This was our dinner last Friday. I try to wipe clean my Saturday cooking by Friday night and only the Aloo Potol er Dalna was left on that day. I did not wish to cook any extra dish and get tired on a Friday evening when I have a good amount of cooking on a Saturday. I do not know how people cook four dishes in forty five minutes, I or the family I come from cannot. For us cutting of the vegetables require hours; be it "mocha, echor, kochu shaak, thor, potol." "Guchiye Ranna" runs in the family and I cannot get out of it. Till date, our mother cooks two vegetables, one dal, a non-vegetarian curry for the day. The brother does not want to repeat for dinner what he ate for lunch. So I ask the mother to cook a few dishes on a day; say over the weekend given Bhai has become a pro when it comes to buying raw vegetables & meat, fish and she need not have to go to the market in the morning. The problem is she is getting irritated being jailed at home, she loves her freedom.
When the mother was here last year, she complained how she hates sitting idle all day. We know she does. I keep telling her to cook on Saturdays & Sundays and enjoy gardening rest of the days. Since childhood, I have seen she hates cooking in the evenings. Even at this home, what we eat for lunch is not served at night. Our mother does not like anyone else cutting the vegetables for her; size matters, cuts matter to her. After her late afternoon shower for the second time, she does not like soiling and cleaning again her kitchen counter; retires to her room, switches on the television and sleeps. If the daughter-in-law is at home, she does all the work for the evening, mani says. The problem is she alone has to take care of her parents too, juggling between two homes has become very tough for her; not everyone can employ a couple of helps for the aging parents. What I wish to tell both my mother & sister-in-law is that take a shift from "luchi, porota, aloor porota" and try such easy to go desi breads, a literally hand made beuli / urad dal / skinned & slit Black lentil fried puffed bread BEULIR DAL ER GURO DIYE HING ER KOCHURI; that is a vegetarian puffed bread with powdered black lentil, the dough flavoured with asafoetida, it is that simple.

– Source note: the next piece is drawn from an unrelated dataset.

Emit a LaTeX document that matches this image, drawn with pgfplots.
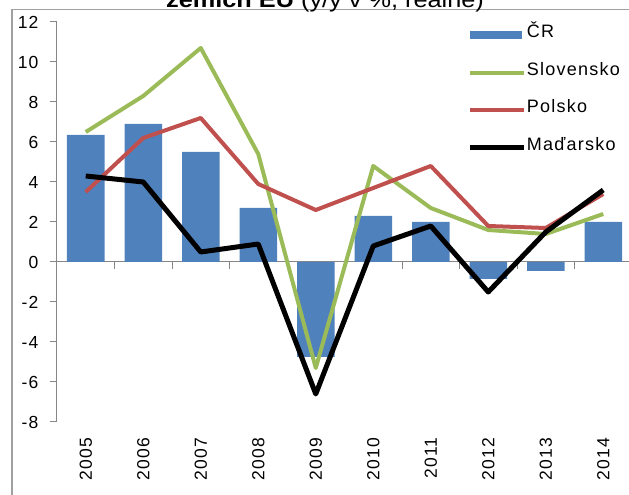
\documentclass[border=0pt]{standalone}
\usepackage{pgfplots}
\pgfplotsset{compat=1.18}
\usepackage{fontspec}
\setmainfont{Liberation Sans}
\newfontfamily\chartfont{Liberation Sans}[LetterSpace=7]
\newfontfamily\titlefont{Liberation Sans}[FakeStretch=1.15]
\definecolor{cr}{HTML}{4F81BD}
\definecolor{sk}{HTML}{9BBB59}
\definecolor{pl}{HTML}{C0504D}
\definecolor{axgray}{HTML}{868686}
\definecolor{framegray}{HTML}{A0A0A0}
\begin{document}
\begin{tikzpicture}[x=1pt,y=1pt]
\draw[framegray, line width=1.5pt] (12,-20) -- (12,485.5) -- (650,485.5);
\node[anchor=base, inner sep=0pt, font=\titlefont\fontsize{22}{24}\selectfont] at (325,487) {\textbf{zemích EU} (y/y v \%, reálně)};
\begin{axis}[
  at={(57pt,73pt)}, anchor=south west, scale only axis,
  width=575pt, height=400pt,
  xmin=-0.5, xmax=9.5, ymin=-8, ymax=12,
  axis lines=left,
  axis line style={-, axgray, line width=1pt},
  x axis line style={draw=none},
  xtick={0,1,2,3,4,5,6,7,8,9},
  xticklabels={2005,2006,2007,2008,2009,2010,2011,2012,2013,2014},
  x tick style={draw=none},
  ytick={-8,-6,-4,-2,0,2,4,6,8,10,12},
  y tick style={axgray, line width=1pt},
  tick align=outside, major tick length=7pt,
  ticklabel style={font=\chartfont\fontsize{17.5}{19}\selectfont},
  /pgf/number format/assume math mode=true,
  xticklabel style={rotate=90, anchor=east, xshift=-5pt},
  yticklabel style={xshift=-8pt},
  clip=false,
  unbounded coords=jump,
  legend cell align=left,
  legend style={at={(0.714,0.992)}, anchor=north west, draw=none, fill=none,
    font=\chartfont\fontsize{18}{19}\selectfont, row sep=21.7pt, inner sep=0pt,
    nodes={inner sep=0pt, text height=12pt, text depth=4pt}},
]
\addplot[axgray, line width=1pt, forget plot] coordinates {(-0.5,0) (9.5,0)};
\addplot[axgray, line width=1pt, forget plot] coordinates {
  (0.5,0) (0.5,-0.33) (1,nan)
  (1.5,0) (1.5,-0.33) (2,nan)
  (2.5,0) (2.5,-0.33) (3,nan)
  (3.5,0) (3.5,-0.33) (4,nan)
  (4.5,0) (4.5,-0.33) (5,nan)
  (5.5,0) (5.5,-0.33) (6,nan)
  (6.5,0) (6.5,-0.33) (7,nan)
  (7.5,0) (7.5,-0.33) (8,nan)
  (8.5,0) (8.5,-0.33)};
\addplot[ybar, bar width=37.5pt, fill=cr, draw=none,
  legend image code/.code={\fill[cr] (1pt,-5.5pt) rectangle (53pt,2.5pt);}]
  coordinates {(0,6.35) (1,6.9) (2,5.5) (3,2.7) (4,-4.75) (5,2.3) (6,2.0) (7,-0.85) (8,-0.45) (9,2.0)};
\addlegendentry{ČR}
\addplot[sk, line width=4pt, line join=round, no marks,
  legend image code/.code={\draw[sk, line width=4pt] (1pt,-1.5pt) -- (55pt,-1.5pt);}]
  coordinates {(0,6.5) (1,8.3) (2,10.7) (3,5.4) (4,-5.3) (5,4.8) (6,2.7) (7,1.6) (8,1.4) (9,2.4)};
\addlegendentry{Slovensko}
\addplot[pl, line width=4pt, line join=round, no marks,
  legend image code/.code={\draw[pl, line width=4pt] (1pt,-1.5pt) -- (55pt,-1.5pt);}]
  coordinates {(0,3.5) (1,6.2) (2,7.2) (3,3.9) (4,2.6) (5,3.7) (6,4.8) (7,1.8) (8,1.7) (9,3.4)};
\addlegendentry{Polsko}
\addplot[black, line width=5pt, line join=round, no marks,
  legend image code/.code={\draw[black, line width=5pt] (1pt,-1.5pt) -- (55pt,-1.5pt);}]
  coordinates {(0,4.3) (1,4.0) (2,0.5) (3,0.9) (4,-6.6) (5,0.8) (6,1.8) (7,-1.5) (8,1.5) (9,3.6)};
\addlegendentry{Maďarsko}
\end{axis}
\pgfresetboundingbox
\useasboundingbox (0,0) rectangle (629,495);
\end{tikzpicture}
\end{document}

I will call it Bengali because after eating it, I felt the Dakshineswar temple ground shops sell something similar but there definitely have refined flour in their dough. The entire Kolkata sells similar tasting pooris / puffed breads in the roadside stalls. I was finding it difficult to roll them with a rolling pin; the dough was tight, yet. The texture was not right according to me, felt soggy after I had fried three of them. Then I felt let me use my palms & fingers and I got them, Cristine too used her palms. The trick for their fluffier selves was me constantly splashing oil on top of each poori while frying them at low heat. Actually my bori / vadi / sun-dried lentil dumplings with the readymade urad dal powder were not satisfactory. What to do with the rest of the flour? I did these Bengali style vegetarian puffed bread BEULIR DAL ER GURO DIYE HING ER KOCHURI.
INGREDIENTS :
POWDERED BEULIR DAL / URAD DAL / BLACK LENTIL : 2 COFFEE MUG
SEMOLINA : 1/2 MEDIUM TEA CUP
ASAFOETIDA / HING POWDER : 1/4 TSP
SALT : 1/4 TSP
OIL : 3TBSP + 2TBSP + 100-150ML TO DEEP FRY
PROCEDURE :
Take the dal / lentil flour, semolina, aesafoetida and salt in a bowl. Mix together well.
Add 2-3 tbsp oil to it and rub well for 2-3 minutes.
Add water little by little and prepare a dough which will take some 7-8 minutes. Add 2tbsp of oil and knead again for 3-4 minutes.
Keep covered for over an hour. Open cover, knead it again for 2-3 minutes and tear off smaller portions. Smoothen it between your palms.
Take each on your washed & clean left palm, flatten lightly with your washed right hand finger.
Heat about 100-150 ml or as required for deep frying each bread in a wok, not to smoking point. I add each bread at a time, I am not a pro.
Keep splashing oil from the sides on top of the bread, it automatically fluffs up in 30 seconds. Turn over and place on to tissue paper before serving.
I served it hot with a Bengali Pointed Gourd & Potato Curry; you can serve it with any curry, sauce, chutney. If invited, I would want to have it with the chutney that the kolkata roadside stalls do with stale rasgulla syrup; tamarind & red chilli flakes or a dry roasted spice powder.